The crux and unspoken truth of most impacts on the Arctic are that they are the result of activities pursued by people who come from away. They are not as a result of the way of the lives of most people of the land. Climate change in particular is largely the result of a culmination of industrial activities, warming the globe and warming the Arctic more than any other region on the planet.
In that vein, what polar bear conservation boils down to is not really the preservation of the bear in of itself, but rather the greater ecosystem that the King of the Arctic has come to represent.
The sometimes-misleading fact of the matter is that polar bear populations are currently fairly stable. And while hunting, land conservation, oil and gas exploration are all issues to consider, it’s climate change that is presenting the deepest threat of them all. The primary challenge for (polar bears/walrus/narwhal etc.) is that thousands of years of evolution have prepared them for life in the sea ice. Climate change is causing that ice cover to change rapidly, in both extent and thickness, ice that polar bears currently depend on.
If climate change goes unattended, we stand to lose 30 to 70 percent of species on this planet. Whether polar bears end up in that category or not, the threat that the polar bear represents is the potential collapse of ecosystems – the full chain of events, the full support system – and that is where the concern lies.
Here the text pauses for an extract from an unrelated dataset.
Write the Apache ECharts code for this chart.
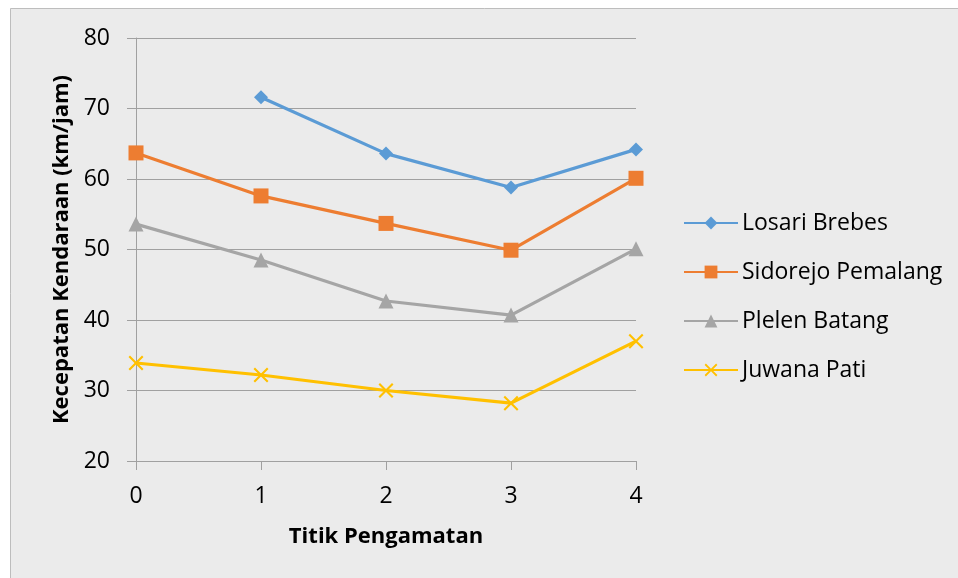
<!DOCTYPE html>
<html>
<head>
<meta charset="utf-8">
<script src="https://cdn.jsdelivr.net/npm/echarts@6/dist/echarts.min.js"></script>
<style>
  html, body { margin: 0; padding: 0; background: #ffffff; }
  #chart { width: 958px; height: 578px; }
</style>
</head>
<body>
<div id="chart"></div>
<script>
// Observation points along the road
const categories = ['0', '1', '2', '3', '4'];

// Vehicle speed (km/jam) at each observation point
const losariBrebes = [null, 71.6, 63.6, 58.8, 64.2];
const sidorejoPemalang = [63.7, 57.6, 53.7, 49.9, 60.1];
const plelenBatang = [53.6, 48.5, 42.7, 40.7, 50.1];
const juwanaPati = [33.9, 32.2, 30.0, 28.2, 37.0];

const seriesNames = ['Losari Brebes', 'Sidorejo Pemalang', 'Plelen Batang', 'Juwana Pati'];
const yTicks = { min: 20, max: 80, interval: 10 };

const FONT = '"Open Sans", sans-serif';
const crossPath = 'path://M0,1L1,0L5,4L9,0L10,1L6,5L10,9L9,10L5,6L1,10L0,9L4,5Z';

function lineSeries(name, data, color, symbol, size) {
  return {
    name: name,
    type: 'line',
    data: data,
    symbol: symbol,
    symbolSize: size,
    showAllSymbol: true,
    connectNulls: false,
    lineStyle: { color: color, width: 3.2 },
    itemStyle: { color: color },
    emphasis: { disabled: true },
    z: 3
  };
}

const chart = echarts.init(document.getElementById('chart'), null, { renderer: 'canvas' });

chart.setOption({
  animation: false,
  backgroundColor: '#ffffff',
  graphic: [{
    type: 'rect',
    shape: { x: 10.5, y: 8.5, width: 960, height: 580 },
    style: { fill: '#ebebeb', stroke: '#bdbdbd', lineWidth: 1 },
    z: -10
  }],
  grid: { left: 136, right: 322, top: 38, bottom: 117, containLabel: false },
  legend: {
    orient: 'vertical',
    left: 683,
    top: 211,
    padding: 0,
    itemWidth: 54,
    itemHeight: 16,
    itemGap: 25,
    textStyle: { fontFamily: FONT, fontSize: 23, lineHeight: 24, color: '#000000', padding: [0, 0, 0, -1] },
    data: seriesNames
  },
  xAxis: {
    type: 'category',
    data: categories,
    boundaryGap: false,
    name: 'Titik Pengamatan',
    nameLocation: 'middle',
    nameGap: 65,
    nameTextStyle: { fontFamily: FONT, fontSize: 22, fontWeight: 'bold', color: '#000000' },
    axisLine: { lineStyle: { color: '#a0a0a0', width: 1 } },
    axisTick: { show: true, inside: false, length: 9, alignWithLabel: true, lineStyle: { color: '#a0a0a0' } },
    axisLabel: { fontFamily: FONT, fontSize: 23, color: '#000000', margin: 24 },
    splitLine: { show: false }
  },
  yAxis: {
    type: 'value',
    min: yTicks.min,
    max: yTicks.max,
    interval: yTicks.interval,
    name: 'Kecepatan Kendaraan (km/jam)',
    nameLocation: 'middle',
    nameGap: 63,
    nameRotate: 90,
    nameTextStyle: { fontFamily: FONT, fontSize: 22, fontWeight: 'bold', color: '#000000' },
    axisLine: { show: true, lineStyle: { color: '#a0a0a0', width: 1 } },
    axisTick: { show: true, inside: false, length: 9, lineStyle: { color: '#a0a0a0' } },
    axisLabel: { fontFamily: FONT, fontSize: 23, color: '#000000', margin: 26 },
    splitLine: { show: true, lineStyle: { color: '#a0a0a0', width: 1 } }
  },
  series: [
    lineSeries(seriesNames[0], losariBrebes, '#5B9BD5', 'diamond', 14),
    lineSeries(seriesNames[1], sidorejoPemalang, '#ED7D31', 'rect', 15),
    lineSeries(seriesNames[2], plelenBatang, '#A5A5A5', 'triangle', 15),
    lineSeries(seriesNames[3], juwanaPati, '#FFC000', crossPath, 15)
  ]
});
</script>
</body>
</html>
Based on the precautionary principle, and the projections of the IPCC, we are wandering very closely into a closing window of time that we have to significantly – and substantially – act. Acting substantially to slow the rate of human-caused climate change is the number one action we can take to lessen human impacts on wildlife in the Arctic. By working with Inuit, governments, and other necessary partners, we are moving in a direction that will shift our energy production to being from renewable energy resources.
Seeing seven of the great white polar bears this morning, I kneeled low with my chin on the zodiac – marveling, staring, squinting – watching every graceful move of this near perfect being. A cub diligently followed its mother. Another wandered towards us along the shore, just metres from us, just close enough to meet eyes.
I would render it impossible to do anything but sail away from that gaze with a feeling of duty to do all possible to live in pure compatibility of all that is encompassed by the Arctic. And I know for certain there are at least 80 other people that feel the same way.
Students on Ice’s 2010 Arctic Youth Expedition was a ship-based circumpolar adventure aimed at raising awareness about global warming – and inspiring the next generation of polar scientists, researchers and environmentalists. The participants included students from all three Canadian territories (a quarter of the total), eight Canadian provinces and four other countries.
The ship took the students to several arctic sites including Pagnirtung, Diana Island, Digges and Walrus Islands, Cape Dorset and North shore Hudson Strait. It also dropped anchor at one of Canada’s most spectacular parks, Auyuittuq National Park, and the breathtaking Kingnait Fjord.